[Ocfs2-devel] [PATCH] ocfs2: check the metadate alloc before marking extent written
Joseph Qi
jiangqi903 at gmail.com
Mon Dec 4 18:45:15 PST 2017
On 17/12/5 10:36, alex chen wrote:
> Hi Joseph,
>
> Thanks for your reviews.
>
> On 2017/12/5 10:21, Joseph Qi wrote:
>>
>>
>> On 17/12/5 09:41, alex chen wrote:
>>> We need to check the free number of the records in each loop to mark
>>> extent written, because the last extent block may be changed through
>>> many times marking extent written and the 'num_free_extents' also be
>>> changed. In the worst case, the 'num_free_extents' may become less
>>> than the beginning of the loop.

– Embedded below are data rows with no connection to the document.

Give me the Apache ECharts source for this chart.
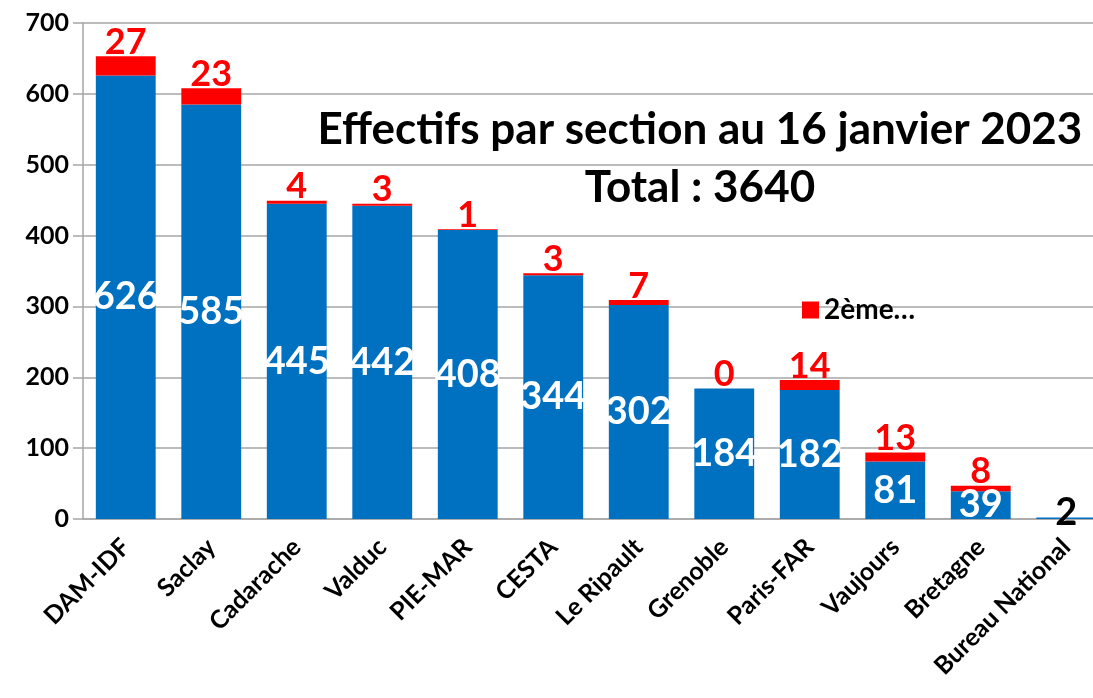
<!DOCTYPE html>
<html>
<head>
<meta charset="utf-8">
<script src="https://cdn.jsdelivr.net/npm/echarts@6/dist/echarts.min.js"></script>
<style>
  html, body { margin: 0; padding: 0; background: #fff; overflow: hidden; }
  #chart { width: 1109px; height: 698px; }
</style>
</head>
<body>
<div id="chart"></div>
<script>
// données
const sections = ['DAM-IDF', 'Saclay', 'Cadarache', 'Valduc', 'PIE-MAR', 'CESTA',
  'Le Ripault', 'Grenoble', 'Paris-FAR', 'Vaujours', 'Bretagne', 'Bureau National']
const actifs = [626, 585, 445, 442, 408, 344, 302, 184, 182, 81, 39, 2]
const deuxieme = [27, 23, 4, 3, 1, 3, 7, 0, 14, 13, 8, null]
const yTicks = [0, 100, 200, 300, 400, 500, 600, 700]
const titre = 'Effectifs par section au 16 janvier 2023'
const total = 'Total : 3640'

const FONT = 'Lato'
const BLUE = '#0070C0'
const RED = '#FF0000'

const chart = echarts.init(document.getElementById('chart'))

// Bureau National : étiquette noire
const blueData = actifs.map((v, i) => {
  if (i === sections.length - 1) {
    return { value: v, label: { color: '#000', position: 'inside', offset: [0, -6] } }
  }
  return v
})

chart.setOption({
  backgroundColor: '#fff',
  animation: false,
  title: {
    text: titre + '\n' + total,
    left: 695,
    top: 96,
    textAlign: 'center',
    textStyle: {
      fontFamily: FONT, fontWeight: 'bold', fontSize: 44, color: '#000',
      lineHeight: 58, align: 'center'
    }
  },
  legend: {
    data: ['2ème…'],
    left: 797,
    top: 291,
    itemWidth: 17,
    itemHeight: 17,
    itemGap: 6,
    icon: 'rect',
    textStyle: { fontFamily: FONT, fontWeight: 'bold', fontSize: 28, color: '#000' }
  },
  grid: { left: 83, right: 0, top: 23, bottom: 179, containLabel: false },
  xAxis: {
    type: 'category',
    data: sections,
    axisLine: { lineStyle: { color: '#a6a6a6', width: 1.5 } },
    axisTick: { show: false },
    axisLabel: {
      interval: 0, rotate: 45, margin: 24,
      fontFamily: FONT, fontWeight: 'bold', fontSize: 25, color: '#000'
    }
  },
  yAxis: {
    type: 'value',
    min: yTicks[0],
    max: yTicks[yTicks.length - 1],
    interval: 100,
    axisLine: { show: true, lineStyle: { color: '#a6a6a6', width: 1.5 } },
    axisTick: { show: true, length: 10, lineStyle: { color: '#a6a6a6', width: 1.5 } },
    splitLine: { lineStyle: { color: '#a6a6a6', width: 1.5 } },
    axisLabel: {
      margin: 14,
      fontFamily: FONT, fontWeight: 'bold', fontSize: 25, color: '#000'
    }
  },
  series: [
    {
      name: 'Actifs',
      type: 'bar',
      stack: 'total',
      barCategoryGap: '30%',
      data: blueData,
      itemStyle: { color: BLUE },
      label: {
        show: true, position: 'inside',
        fontFamily: FONT, fontWeight: 'bold', fontSize: 38, color: '#fff'
      }
    },
    {
      name: '2ème…',
      type: 'bar',
      stack: 'total',
      barCategoryGap: '30%',
      data: deuxieme,
      itemStyle: { color: RED },
      label: {
        show: true, position: 'top', distance: -4,
        fontFamily: FONT, fontWeight: 'bold', fontSize: 36, color: RED
      }
    }
  ]
})
</script>
</body>
</html>
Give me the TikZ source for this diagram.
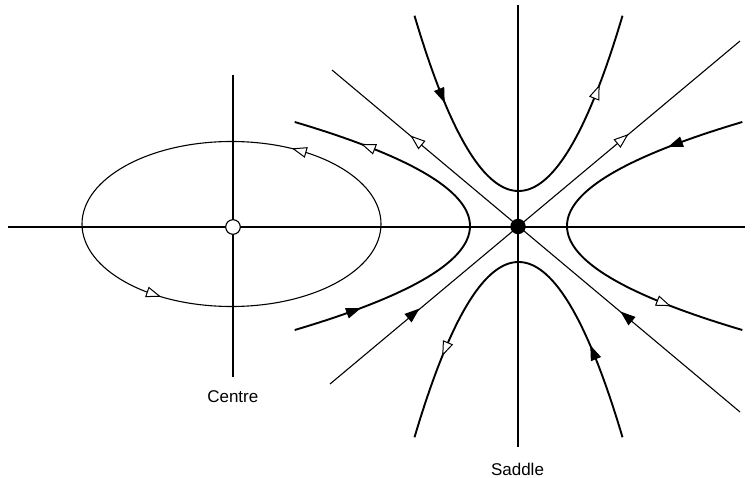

So we should not estimate the free
>>> number of the records at the beginning of the loop to mark extent
>>> written.
>>>
>>> Reported-by: John Lightsey <john at nixnuts.net>
>>> Signed-off-by: Alex Chen <alex.chen at huawei.com>
>>> Reviewed-by: Jun Piao <piaojun at huawei.com>
>>> ---
>>> fs/ocfs2/aops.c | 76 ++++++++++++++++++++++++++++++++++++++++++++++++---------
>>> 1 file changed, 64 insertions(+), 12 deletions(-)
>>>
>>> diff --git a/fs/ocfs2/aops.c b/fs/ocfs2/aops.c
>>> index d151632..702aebc 100644
>>> --- a/fs/ocfs2/aops.c
>>> +++ b/fs/ocfs2/aops.c
>>> @@ -2272,6 +2272,35 @@ static int ocfs2_dio_wr_get_block(struct inode *inode, sector_t iblock,
>>> return ret;
>>> }
>>>
>>> +static int ocfs2_dio_should_restart(struct ocfs2_extent_tree *et,
>>> + struct ocfs2_alloc_context *meta_ac, int max_rec_needed)
>>> +{
>>> + int status = 0, free_extents;
>>> +
>>> + free_extents = ocfs2_num_free_extents(et);
>>> + if (free_extents < 0) {
>>> + status = free_extents;
>>> + mlog_errno(status);
>>> + return status;
>>> + }
>>> +
>>> + /*
>>> + * there are two cases which could cause us to EAGAIN in the
>>> + * we-need-more-metadata case:
>>> + * 1) we haven't reserved *any*
>>> + * 2) we are so fragmented, we've needed to add metadata too
>>> + * many times.
>>> + */
>>> + if (free_extents < max_rec_needed) {
>>> + if (!meta_ac || (ocfs2_alloc_context_bits_left(meta_ac)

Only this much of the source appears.